Por eso sigue teniendo vigencia el postulado del autosabotaje inconsciente de Freud. Por un lado, le tememos –y le huimos– a lo desconocido, en este caso tener éxito, ser campeones, ganarles a los mejores; y por otro, nos resistimos, con las vísceras, a creernos merecedores y capaces de consumar nuestras capacidades y virtudes; dicho coloquialmente: algo adentro, muy adentro, se resiste a creernos el cuento.  

Entonces se entiende por qué Pelé nos hizo un enorme daño al lanzarnos al abismo de lo desconocido cuando dijo que Colombia iba a ganar el Mundial de Estados Unidos. Se entiende porque James, que precozmente fue lanzado al abismo de ser el 10 del equipo más difícil del mundo, se desmoronó de a poquitos. Porque Farah no pudo ganar el punto definitivo para vencer a Federer en Wimbledon en 2009, pues ganarle a la leyenda era algo ajeno para su sistema. Ahí caben también las finales perdidas por el América de Cali en Libertadores, que no ha podido descifrar el agujero negro de ser el mejor equipo del continente. 

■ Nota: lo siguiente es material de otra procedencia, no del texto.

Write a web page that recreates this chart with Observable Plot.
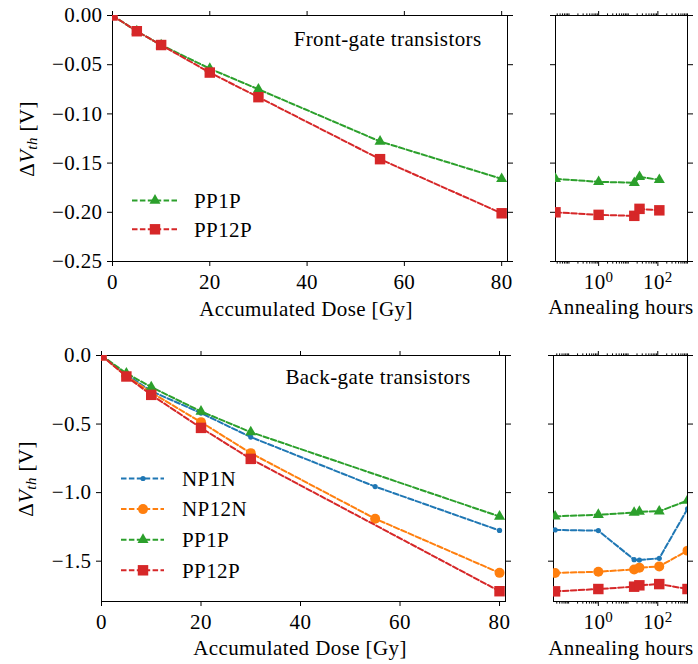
<!DOCTYPE html>
<html><head><meta charset="utf-8">
<script src="https://cdn.jsdelivr.net/npm/d3@7"></script>
<script src="https://cdn.jsdelivr.net/npm/@observablehq/plot@0.6"></script>
<style>
html,body{margin:0;padding:0;background:#fff;}
#root{position:relative;width:698px;height:664px;overflow:hidden;font-family:"Liberation Serif",serif;background:#fff;}
.panel{position:absolute;}
.panel svg text{font-family:"Liberation Serif",serif;}
.lbl{position:absolute;font-size:21px;letter-spacing:0.4px;white-space:nowrap;color:#000;line-height:1;}
#overlay{position:absolute;left:0;top:0;pointer-events:none;}
</style></head><body><div id="root"></div>
<script>
// ---------- data ----------
const doses = [0, 5, 10, 20, 30, 55, 80];
const frontPP1P  = [0, -0.016, -0.030, -0.054, -0.075, -0.128, -0.166];
const frontPP12P = [0, -0.016, -0.030, -0.058, -0.083, -0.146, -0.201];
const backNP1N  = [0, -0.14, -0.26, -0.42, -0.595, -0.956, -1.276];
const backNP12N = [0, -0.15, -0.27, -0.486, -0.712, -1.19, -1.585];
const backPP1P  = [0, -0.13, -0.23, -0.408, -0.559, null, -1.174];
const backPP12P = [0, -0.153, -0.287, -0.528, -0.754, null, -1.719];

const annealHoursFront = [0.035, 1, 16, 24, 112];
const annealFrontPP1P  = [-0.166, -0.169, -0.170, -0.164, -0.167];
const annealFrontPP12P = [-0.200, -0.2026, -0.2036, -0.1965, -0.198];

const annealHoursBack = [0.035, 1, 16, 24, 112, 1000];
const annealBackNP1N  = [-1.272, -1.277, -1.489, -1.492, -1.479, -1.119];
const annealBackNP12N = [-1.586, -1.577, -1.560, -1.547, -1.538, -1.423];
const annealBackPP1P  = [-1.173, -1.161, -1.146, -1.139, -1.136, -1.058];
const annealBackPP12P = [-1.720, -1.703, -1.686, -1.676, -1.667, -1.703];

const doseTicks = [0, 20, 40, 60, 80];
const frontYTicks = [0, -0.05, -0.10, -0.15, -0.20, -0.25];
const backYTicks = [0, -0.5, -1.0, -1.5];
const logMajorTicks = [1, 100];
const logMinorTicks = [0.04,0.05,0.06,0.07,0.08,0.09,0.1,0.2,0.3,0.4,0.5,0.6,0.7,0.8,0.9,2,3,4,5,6,7,8,9,10,20,30,40,50,60,70,80,90,200,300,400,500,600,700,800,900,1000];

const seriesNames = ["NP1N", "NP12N", "PP1P", "PP12P"];
const style = {
  NP1N:  {color: "#1f77b4", symbol: "circle",   r: 2.6},
  NP12N: {color: "#ff7f0e", symbol: "circle",   r: 5.0},
  PP1P:  {color: "#2ca02c", symbol: "triangle", r: 4.1},
  PP12P: {color: "#d62728", symbol: "square",   r: 5.9}
};
const FONT = "'Liberation Serif', serif";
const DASH = "5.5,2.4";
const LW = 2;

// ---------- helpers ----------
function rows(xs, ys) {
  return xs.map((x, i) => ({x, y: ys[i]})).filter(d => d.y != null);
}
function seriesMarks(data, name) {
  const st = style[name];
  return [
    Plot.line(data, {x: "x", y: "y", stroke: st.color, strokeWidth: LW, strokeDasharray: DASH, clip: true}),
    Plot.dot(data, {x: "x", y: "y", fill: st.color, symbol: st.symbol, r: st.r, clip: true})
  ];
}
const blank = () => "";
const tf = {fontFamily: FONT, fontSize: 21};

function panel(o) {
  const marks = [];
  marks.push(Plot.frame({stroke: "black", strokeWidth: 1}));
  marks.push(Plot.axisX({anchor: "bottom", ticks: o.xMajor, tickSize: 5, tickPadding: 8, tickFormat: o.xFormat, label: null, ...tf}));
  marks.push(Plot.axisX({anchor: "top", ticks: o.xMajor, tickSize: 5, tickFormat: blank, label: null}));
  if (o.xMinor) {
    marks.push(Plot.axisX({anchor: "bottom", ticks: o.xMinor, tickSize: 2.6, tickFormat: blank, label: null}));
    marks.push(Plot.axisX({anchor: "top", ticks: o.xMinor, tickSize: 2.6, tickFormat: blank, label: null}));
  }
  marks.push(Plot.axisY({anchor: "left", ticks: o.yTicks, tickSize: 5, tickPadding: 5, tickFormat: o.yFormat || blank, label: null, ...tf}));
  marks.push(Plot.axisY({anchor: "right", ticks: o.yTicks, tickSize: 5, tickFormat: blank, label: null}));
  for (const s of o.series) marks.push(...seriesMarks(s.data, s.name));
  if (o.note) {
    marks.push(Plot.text([o.note.text], {text: d => d, frameAnchor: "top-right", dx: o.note.dx, dy: o.note.dy,
      textAnchor: "end", lineAnchor: "middle", fill: "black", ...tf}));
  }
  const svg = Plot.plot({
    width: o.width, height: o.height,
    marginLeft: o.ml, marginRight: o.mr, marginTop: o.mt, marginBottom: o.mb,
    x: o.x, y: o.y,
    style: {fontFamily: FONT, fontSize: "21px", letterSpacing: "0.4px", color: "black", background: "transparent", overflow: "visible"},
    marks
  });
  // superscripts for log tick labels
  d3.select(svg).selectAll("text").each(function() {
    const m = /^10\^(-?\d+)$/.exec(this.textContent);
    if (m) {
      const s = d3.select(this);
      s.text("10");
      s.append("tspan").attr("dy", "-0.5em").attr("font-size", "15px").text(m[1]);
    }
  });
  const div = document.createElement("div");
  div.className = "panel";
  div.style.left = o.left + "px";
  div.style.top = o.top + "px";
  div.appendChild(svg);
  root.appendChild(div);
}
function label(html, cx, cy, rotate) {
  const d = document.createElement("div");
  d.className = "lbl";
  d.innerHTML = html;
  d.style.left = cx + "px";
  d.style.top = cy + "px";
  d.style.transform = "translate(-50%,-50%)" + (rotate ? " rotate(-90deg)" : "");
  root.appendChild(d);
}

const root = document.getElementById("root");
const logFmt = d => "10^" + Math.round(Math.log10(d));

// ---------- panels ----------
panel({left: 0, top: 0, width: 530, height: 320, ml: 112, mr: 23, mt: 15, mb: 59,
  x: {domain: [0, 81.2]}, y: {domain: [-0.25, 0]},
  xMajor: doseTicks, xFormat: d3.format("d"), yTicks: frontYTicks, yFormat: d3.format(".2f"),
  series: [{name: "PP1P", data: rows(doses, frontPP1P)}, {name: "PP12P", data: rows(doses, frontPP12P)}],
  note: {text: "Front-gate transistors", dx: -26, dy: 24}
});
panel({left: 530, top: 0, width: 168, height: 320, ml: 25, mr: 11, mt: 15, mb: 59,
  x: {type: "log", domain: [0.035, 1000]}, y: {domain: [-0.25, 0]},
  xMajor: logMajorTicks, xMinor: logMinorTicks.filter(v => v >= 0.035), xFormat: logFmt, yTicks: frontYTicks,
  series: [{name: "PP1P", data: rows(annealHoursFront, annealFrontPP1P)}, {name: "PP12P", data: rows(annealHoursFront, annealFrontPP12P)}]
});
panel({left: 0, top: 340, width: 530, height: 324, ml: 101, mr: 25, mt: 15, mb: 63,
  x: {domain: [0, 81.2]}, y: {domain: [-1.794, 0]},
  xMajor: doseTicks, xFormat: d3.format("d"), yTicks: backYTicks, yFormat: d3.format(".1f"),
  series: [
    {name: "NP1N", data: rows(doses, backNP1N)}, {name: "NP12N", data: rows(doses, backNP12N)},
    {name: "PP1P", data: rows(doses, backPP1P)}, {name: "PP12P", data: rows(doses, backPP12P)}],
  note: {text: "Back-gate transistors", dx: -35, dy: 22}
});
panel({left: 530, top: 340, width: 168, height: 324, ml: 23, mr: 11, mt: 15, mb: 63,
  x: {type: "log", domain: [0.031, 1000]}, y: {domain: [-1.794, 0]},
  xMajor: logMajorTicks, xMinor: logMinorTicks.filter(v => v >= 0.031), xFormat: logFmt, yTicks: backYTicks,
  series: [
    {name: "NP1N", data: rows(annealHoursBack, annealBackNP1N)}, {name: "NP12N", data: rows(annealHoursBack, annealBackNP12N)},
    {name: "PP1P", data: rows(annealHoursBack, annealBackPP1P)}, {name: "PP12P", data: rows(annealHoursBack, annealBackPP12P)}]
});

// ---------- axis labels ----------
const yLab = "&Delta;<i>V</i><sub style=\"font-size:15px;vertical-align:-3px\"><i>th</i></sub> [V]";
label("Accumulated Dose [Gy]", 306, 309);
label("Annealing hours", 621, 307);
label("Accumulated Dose [Gy]", 300, 648);
label("Annealing hours", 621, 648);
label(yLab, 28, 139, true);
label(yLab, 27, 479, true);

// ---------- legends ----------
const ov = d3.select(root).append("svg").attr("id", "overlay").attr("width", 698).attr("height", 664);
function legend(names, x0, x1, xm, xt, y0, dy) {
  names.forEach((n, i) => {
    const st = style[n], y = y0 + i * dy;
    ov.append("line").attr("x1", x0).attr("x2", x1).attr("y1", y).attr("y2", y)
      .attr("stroke", st.color).attr("stroke-width", LW).attr("stroke-dasharray", DASH);
    const type = st.symbol === "circle" ? d3.symbolCircle : st.symbol === "triangle" ? d3.symbolTriangle : d3.symbolSquare;
    ov.append("path").attr("d", d3.symbol(type, Math.PI * st.r * st.r)())
      .attr("transform", `translate(${xm},${y})`).attr("fill", st.color);
    ov.append("text").attr("x", xt).attr("y", y).attr("dy", "0.35em")
      .attr("font-family", FONT).attr("font-size", 21).attr("letter-spacing", "0.4px").text(n);
  });
}
legend(["PP1P", "PP12P"], 132, 177, 155, 194, 200.5, 28.8);
legend(seriesNames, 121, 164, 143, 182, 478.5, 30.6);
</script></body></html>
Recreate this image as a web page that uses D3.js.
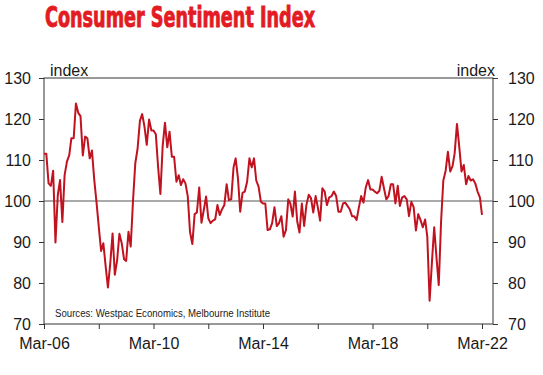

A cambiar favoritismo por resultados y títulos, se aprende fallando. Una y otra vez, hasta que las células –y esto se hereda– se acostumbran a tener que corroborar en la cancha lo que se murmura afuera. La historia exige paciencia.  Si a Messi –¡Messi!– le tocó aprender a creerse el cuento con Argentina –y nadie puede decir que no pagó el precio freudiano de tres finales de Copa América y una de la copa del mundo perdidas–, no podemos esperar nada distinto de James, Arias, Matheus y Luis Díaz. 

Ninguno de nuestros futbolistas, excepto el 7 de Liverpool, se exponen en su cotidianidad a ser los favoritos y a tener que salir campeones. Esta etiqueta de invencibles que engañosamente viene con los invictos prolongados, les es nueva. Están aprendiendo cómo se come la narrativa de ser los mejores y eso de que Mr. Chip salga con sus estadísticas burócratas a decir a los cuatro vientos, y en las cuatro redes, que la Selección Colombia es la de mejor forma del mundo. 

Querámoslo o no, hay que tenerles paciencia. Y aprender con ellos, como hinchas, a aceptar que somos novatos en tener estadísticas tan favorables y un respeto unánime. Contra Paraguay, el próximo lunes, cuando empiece la función, sabremos si le ganamos o no a Freud y a Newton. Y qué tanto hemos aprendido a que las estadísticas, en el fútbol, así se hayan convertido en el gran fetiche, están ahí para romperse; y con ellas el corazón y el ánimo de los más inflamados y confiados. No hemos ganado nada, no hemos hecho el primer gol.